Another point of contention between Yale and the school with regards to the micro-unit bargaining approach is the possibility for Local 33 to negotiate several different contracts for each of the eight different departments that voted to unionize, which would pose an unworkable administrative burden for the school, Cooley said.

“We try our very best in the graduate school to be even-handed and to have policies that are carried out fairly for everyone. We make sure every PhD student has the same financial aid package, living stipend, tuition, and access to healthcare,” Cooley said.

The school’s argument against graduate student unionization, in general, was the fact that Yale does not consider graduate students as employees, and teaching is a part of their education and training to receive a diploma.

However, Yale was unable to convince the NLRB of this argument.

“This is the same argument that Columbia made to the NLRB. The NLRB, the largest voice on labor which is backed up by the government rejected that. Therefore the voters do not agree with Columbia and do not agree with Yale,” Bradley-Perrin said.

“There is a difference between the work you do for your own education and the work you do for a professor. I research HIV but I do plenty of work on a diversity of different topics that are interesting for me to work on but don’t have anything to do with my dissertation,” he said.

Because of Local 33’s micro-unit strategy, it is possible that Local 33 could wish to negotiate several different contracts for each of the individual different departments, which from the school’s perspective poses an unworkable administrative burden, Cooley said.

The GWC chose to hold an election among all graduate students, the majority of which voted collectively for unionization.

“We thought it was important to have a broad of scope as possible and have as many people recognized under one union as possible because there’s power in numbers,” Bradley-Perrin said.

According to Bradley-Perrin, it is possible to have a complex, detailed contract that serves different departments under one cohesive contract. This strategy seemed the best way to the GWS to present a united front.
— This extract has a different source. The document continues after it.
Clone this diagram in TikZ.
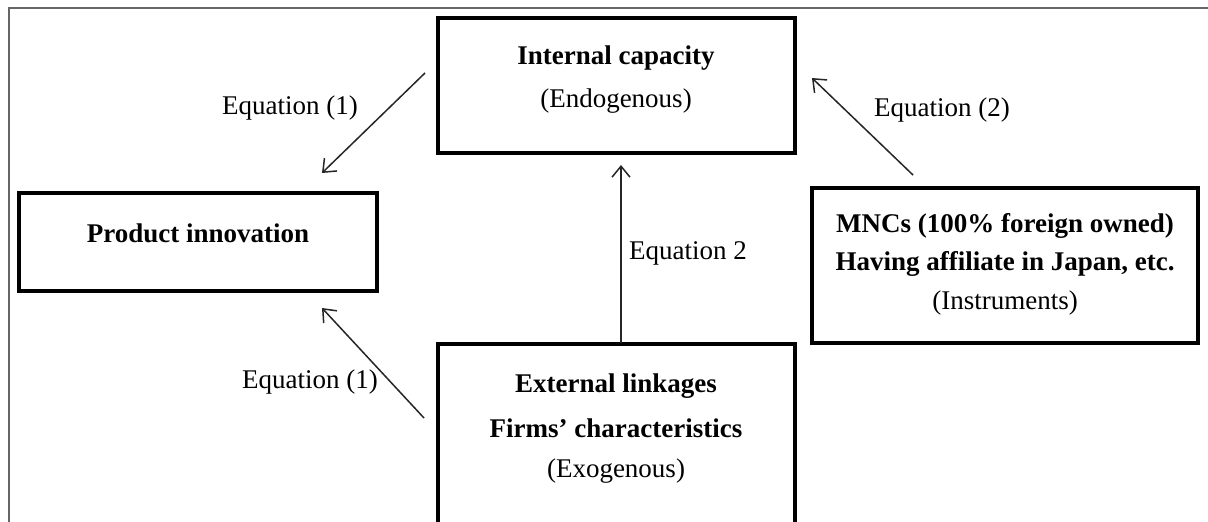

The GWC hopes to have a contract that gains some sort of third-party recourse in which student complaints can be directed towards a union that works on issues for the students, as students are currently expected to approach advisors within the very departments about which these students have concerns.

“These eight departments represent less than 10 percent of the graduate student population, and some students were worried that the university might use whatever contract they bargained for and apply it to the rest of the students who did not organize,” Graduate Student Assembly (GSA) Chair Wendy Xiao said.

The GSA is the graduate school’s body of elected student representatives, and its stance on Local 33’s mission and practice is divided. The main reason for which people opposed the micro-unit bargaining strategy was the claim that allowing only certain departments to vote was undemocratic.

The aspect of Local 33 that faced the most vehement opposition was the group’s recruitment practices.

“People reported being approached and intimidated, being followed to their houses, coming to their labs in places where people are technically not allowed,” Xiao said.

There is also a feeling in some departments that those who did not vote to unionize cannot speak up about their discontents and are not kept in the loop throughout the union’s decision-making process.

At Columbia, there was a two-thirds majority that voted to unionize.

“Our vote demonstrated that our students are unified. The division is between the administration and students,” Bradley-Perrin.

However, Xiao is positive about the stability of the GSA despite unionization and its ability to make change within the graduate school community.

“I think that the actual work of the GSA isn’t really going to change. People in the GSA come up with great ideas and do really meaningful things, and I don’t think all of that is going to disappear, union or no union” Xiao said.

“I think we’re really excited to start bargaining, it’s been a really long fight. We’re wishing our colleagues everywhere working on similar issues the best of luck in organizing. We support them,” Bradley-Perrin said.